-- start MATERIAL PROVIDED --
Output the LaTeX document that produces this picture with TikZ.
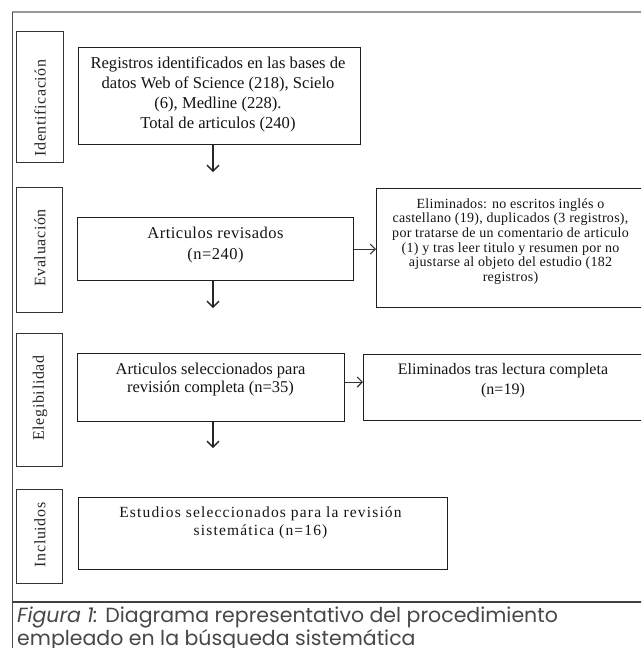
\documentclass[tikz,border=0pt]{standalone}
\usepackage{fontspec}
\setmainfont{Liberation Serif}
\newfontfamily\capfont{Poppins}
\usetikzlibrary{arrows.meta}
\tikzset{
  box/.style={draw=black!88, line width=1.2pt, rectangle, inner sep=0pt, anchor=north west},
  sidebox/.style={draw=black!80, line width=1.4pt, rectangle, inner sep=0pt, anchor=north west},
  txt/.style={align=center, inner sep=0pt, text=black!92},
  sidetxt/.style={inner sep=0pt, rotate=90, text=black!85, font=\fontsize{16}{18}\selectfont\addfontfeatures{LetterSpace=4}},
  downarr/.style={draw=black!85, line width=1.3pt, -{Straight Barb[length=6pt,width=12pt,line width=1.3pt]}},
  rightarr/.style={draw=black!80, line width=1.1pt, -{Straight Barb[length=5pt,width=10pt,line width=1.1pt]}},
  captxt/.style={anchor=base west, inner sep=0pt, text=black!72, font=\capfont\fontsize{20.5}{24}\selectfont},
}
\begin{document}
\begin{tikzpicture}[x=1pt,y=-1pt]
\useasboundingbox (0,0) rectangle (641,648);
\clip (0,0) rectangle (641,648);
% frame
\draw[draw=black!40, line width=1.8pt] (12,12) -- (660,12);
\draw[draw=black!70, line width=1pt] (12,12) -- (12,660);
\draw[draw=black!75, line width=1.2pt] (12,602) -- (660,602);

% side boxes
\node[sidebox, minimum width=47pt, minimum height=131pt] (s1) at (16,31) {};
\node[sidebox, minimum width=46pt, minimum height=125pt] (s2) at (16,187) {};
\node[sidebox, minimum width=46pt, minimum height=133pt] (s3) at (16,333) {};
\node[sidebox, minimum width=46pt, minimum height=94pt] (s4) at (16,489) {};
\node[sidetxt] at (40,108) {Identificación};
\node[sidetxt] at (40,248) {Evaluación};
\node[sidetxt] at (40,398) {Elegibilidad};
\node[sidetxt] at (40,535) {Incluidos};

% main boxes
\node[box, minimum width=282pt, minimum height=97pt] (b1) at (78,47) {};
\node[box, minimum width=276pt, minimum height=63pt] (b2) at (77,217) {};
\node[box, minimum width=266pt, minimum height=119pt] (b3) at (376,188) {};
\node[box, minimum width=267pt, minimum height=68pt] (b4) at (77,353) {};
\node[box, minimum width=280pt, minimum height=66pt] (b5) at (363,354) {};
\node[box, minimum width=369pt, minimum height=72pt] (b6) at (78,497) {};

% texts
\node[txt, font=\fontsize{16.6}{20}\selectfont] at (218,94)
  {Registros identificados en las bases de\\datos Web of Science (218), Scielo\\(6), Medline (228).\\Total de articulos (240)};
\node[txt, font=\fontsize{16.5}{21}\selectfont\addfontfeatures{LetterSpace=3}] at (215.5,245.5)
  {Articulos revisados\\(n=240)};
\node[txt, font=\fontsize{14}{14.7}\selectfont\addfontfeatures{LetterSpace=2}] at (510.5,241.5)
  {Eliminados: no escritos inglés o\\castellano (19), duplicados (3 registros),\\por tratarse de un comentario de articulo\\(1) y tras leer titulo y resumen por no\\ajustarse al objeto del estudio (182\\registros)};
\node[txt, font=\fontsize{16.5}{18}\selectfont] at (210.5,380)
  {Articulos seleccionados para\\revisión completa (n=35)};
\node[txt, font=\fontsize{16}{20}\selectfont] at (503,381)
  {Eliminados tras lectura completa\\(n=19)};
\node[txt, font=\fontsize{15.5}{18}\selectfont\addfontfeatures{LetterSpace=7.5}] at (260.5,523)
  {Estudios seleccionados para la revisión\\sistemática (n=16)};

% connectors
\coordinate (a1) at (213,172);
\coordinate (a2) at (213,308);
\coordinate (a3) at (213,448);
\coordinate (r2) at (0,382);
\draw[downarr] (b1.south -| a1) -- (a1);
\draw[downarr] (b2.south -| a2) -- (a2);
\draw[downarr] (b4.south -| a3) -- (a3);
\draw[rightarr] (b2.east) -- (b2.east -| b3.west);
\draw[rightarr, line width=0.9pt] (b4.east |- r2) -- (b5.west |- r2);

% caption
\node[captxt] (cap1) at (17,622.5)
  {\textit{Figura 1:} Diagrama representativo del procedimiento};
\node[captxt] (cap2) at (17,645.5)
  {empleado en la búsqueda sistemática};
\end{tikzpicture}
\end{document}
-- end MATERIAL PROVIDED --
Reproduce every line exactly and omit all pictures.

__FULL OUTPUT__:
Output the LaTeX document that produces this picture with TikZ.
\documentclass[tikz,border=0pt]{standalone}
\usepackage{fontspec}
\setmainfont{Liberation Serif}
\newfontfamily\capfont{Poppins}
\usetikzlibrary{arrows.meta}
\tikzset{
  box/.style={draw=black!88, line width=1.2pt, rectangle, inner sep=0pt, anchor=north west},
  sidebox/.style={draw=black!80, line width=1.4pt, rectangle, inner sep=0pt, anchor=north west},
  txt/.style={align=center, inner sep=0pt, text=black!92},
  sidetxt/.style={inner sep=0pt, rotate=90, text=black!85, font=\fontsize{16}{18}\selectfont\addfontfeatures{LetterSpace=4}},
  downarr/.style={draw=black!85, line width=1.3pt, -{Straight Barb[length=6pt,width=12pt,line width=1.3pt]}},
  rightarr/.style={draw=black!80, line width=1.1pt, -{Straight Barb[length=5pt,width=10pt,line width=1.1pt]}},
  captxt/.style={anchor=base west, inner sep=0pt, text=black!72, font=\capfont\fontsize{20.5}{24}\selectfont},
}
\begin{document}
\begin{tikzpicture}[x=1pt,y=-1pt]
\useasboundingbox (0,0) rectangle (641,648);
\clip (0,0) rectangle (641,648);
% frame
\draw[draw=black!40, line width=1.8pt] (12,12) -- (660,12);
\draw[draw=black!70, line width=1pt] (12,12) -- (12,660);
\draw[draw=black!75, line width=1.2pt] (12,602) -- (660,602);

% side boxes
\node[sidebox, minimum width=47pt, minimum height=131pt] (s1) at (16,31) {};
\node[sidebox, minimum width=46pt, minimum height=125pt] (s2) at (16,187) {};
\node[sidebox, minimum width=46pt, minimum height=133pt] (s3) at (16,333) {};
\node[sidebox, minimum width=46pt, minimum height=94pt] (s4) at (16,489) {};
\node[sidetxt] at (40,108) {Identificación};
\node[sidetxt] at (40,248) {Evaluación};
\node[sidetxt] at (40,398) {Elegibilidad};
\node[sidetxt] at (40,535) {Incluidos};

% main boxes
\node[box, minimum width=282pt, minimum height=97pt] (b1) at (78,47) {};
\node[box, minimum width=276pt, minimum height=63pt] (b2) at (77,217) {};
\node[box, minimum width=266pt, minimum height=119pt] (b3) at (376,188) {};
\node[box, minimum width=267pt, minimum height=68pt] (b4) at (77,353) {};
\node[box, minimum width=280pt, minimum height=66pt] (b5) at (363,354) {};
\node[box, minimum width=369pt, minimum height=72pt] (b6) at (78,497) {};

% texts
\node[txt, font=\fontsize{16.6}{20}\selectfont] at (218,94)
  {Registros identificados en las bases de\\datos Web of Science (218), Scielo\\(6), Medline (228).\\Total de articulos (240)};
\node[txt, font=\fontsize{16.5}{21}\selectfont\addfontfeatures{LetterSpace=3}] at (215.5,245.5)
  {Articulos revisados\\(n=240)};
\node[txt, font=\fontsize{14}{14.7}\selectfont\addfontfeatures{LetterSpace=2}] at (510.5,241.5)
  {Eliminados: no escritos inglés o\\castellano (19), duplicados (3 registros),\\por tratarse de un comentario de articulo\\(1) y tras leer titulo y resumen por no\\ajustarse al objeto del estudio (182\\registros)};
\node[txt, font=\fontsize{16.5}{18}\selectfont] at (210.5,380)
  {Articulos seleccionados para\\revisión completa (n=35)};
\node[txt, font=\fontsize{16}{20}\selectfont] at (503,381)
  {Eliminados tras lectura completa\\(n=19)};
\node[txt, font=\fontsize{15.5}{18}\selectfont\addfontfeatures{LetterSpace=7.5}] at (260.5,523)
  {Estudios seleccionados para la revisión\\sistemática (n=16)};

% connectors
\coordinate (a1) at (213,172);
\coordinate (a2) at (213,308);
\coordinate (a3) at (213,448);
\coordinate (r2) at (0,382);
\draw[downarr] (b1.south -| a1) -- (a1);
\draw[downarr] (b2.south -| a2) -- (a2);
\draw[downarr] (b4.south -| a3) -- (a3);
\draw[rightarr] (b2.east) -- (b2.east -| b3.west);
\draw[rightarr, line width=0.9pt] (b4.east |- r2) -- (b5.west |- r2);

% caption
\node[captxt] (cap1) at (17,622.5)
  {\textit{Figura 1:} Diagrama representativo del procedimiento};
\node[captxt] (cap2) at (17,645.5)
  {empleado en la búsqueda sistemática};
\end{tikzpicture}
\end{document}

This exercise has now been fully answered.